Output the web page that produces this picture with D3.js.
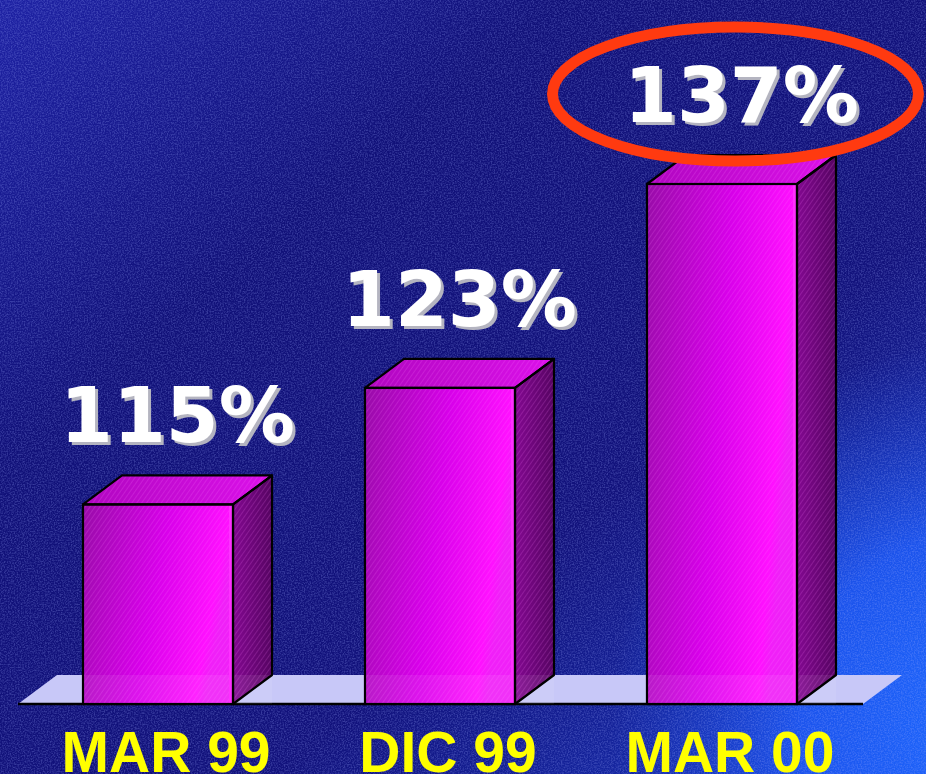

--

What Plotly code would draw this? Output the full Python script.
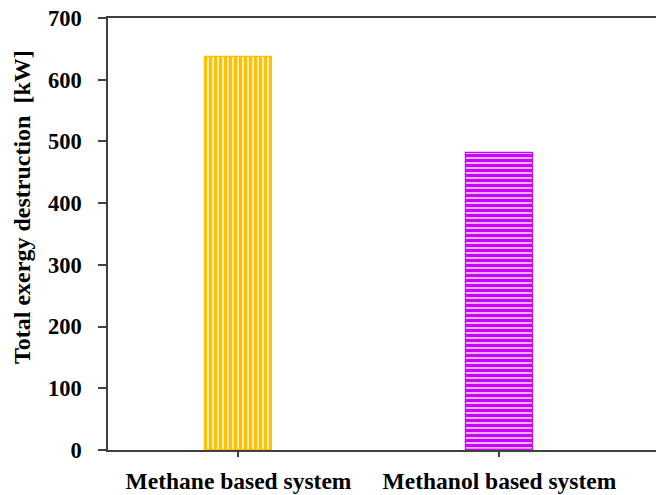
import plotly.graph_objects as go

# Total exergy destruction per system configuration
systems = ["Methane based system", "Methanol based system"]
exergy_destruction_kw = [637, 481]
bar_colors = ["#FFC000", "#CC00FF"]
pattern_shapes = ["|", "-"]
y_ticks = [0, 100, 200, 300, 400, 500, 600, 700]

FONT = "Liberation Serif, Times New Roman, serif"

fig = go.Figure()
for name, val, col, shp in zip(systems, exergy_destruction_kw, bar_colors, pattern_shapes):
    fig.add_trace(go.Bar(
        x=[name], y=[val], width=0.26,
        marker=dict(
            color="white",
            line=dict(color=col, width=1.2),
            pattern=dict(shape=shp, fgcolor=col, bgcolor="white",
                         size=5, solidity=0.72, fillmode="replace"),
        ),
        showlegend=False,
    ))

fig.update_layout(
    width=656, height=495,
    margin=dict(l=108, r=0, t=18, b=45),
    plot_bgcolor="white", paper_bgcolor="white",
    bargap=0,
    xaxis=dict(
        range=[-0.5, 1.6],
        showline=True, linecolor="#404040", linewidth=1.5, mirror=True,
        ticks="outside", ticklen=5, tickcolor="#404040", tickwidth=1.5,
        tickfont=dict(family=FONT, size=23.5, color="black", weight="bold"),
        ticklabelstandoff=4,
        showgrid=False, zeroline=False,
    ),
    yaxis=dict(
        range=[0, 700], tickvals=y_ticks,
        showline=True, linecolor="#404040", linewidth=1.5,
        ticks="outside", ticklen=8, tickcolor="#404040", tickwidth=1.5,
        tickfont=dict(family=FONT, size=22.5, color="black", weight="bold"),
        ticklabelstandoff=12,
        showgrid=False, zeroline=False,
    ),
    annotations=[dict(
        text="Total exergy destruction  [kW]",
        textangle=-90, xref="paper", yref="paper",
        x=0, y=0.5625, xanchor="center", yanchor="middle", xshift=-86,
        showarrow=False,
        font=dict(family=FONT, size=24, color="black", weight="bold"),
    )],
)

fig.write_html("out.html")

# The exercise
Only the lines from the one bearing "What Plotly code" to the one bearing "y_ticks = [0, 100, 200, 300, 400, 500, 600, 700]", both included, should be restated word for word, with pictures left out.

# Output for this exercise
What Plotly code would draw this? Output the full Python script.
import plotly.graph_objects as go

# Total exergy destruction per system configuration
systems = ["Methane based system", "Methanol based system"]
exergy_destruction_kw = [637, 481]
bar_colors = ["#FFC000", "#CC00FF"]
pattern_shapes = ["|", "-"]
y_ticks = [0, 100, 200, 300, 400, 500, 600, 700]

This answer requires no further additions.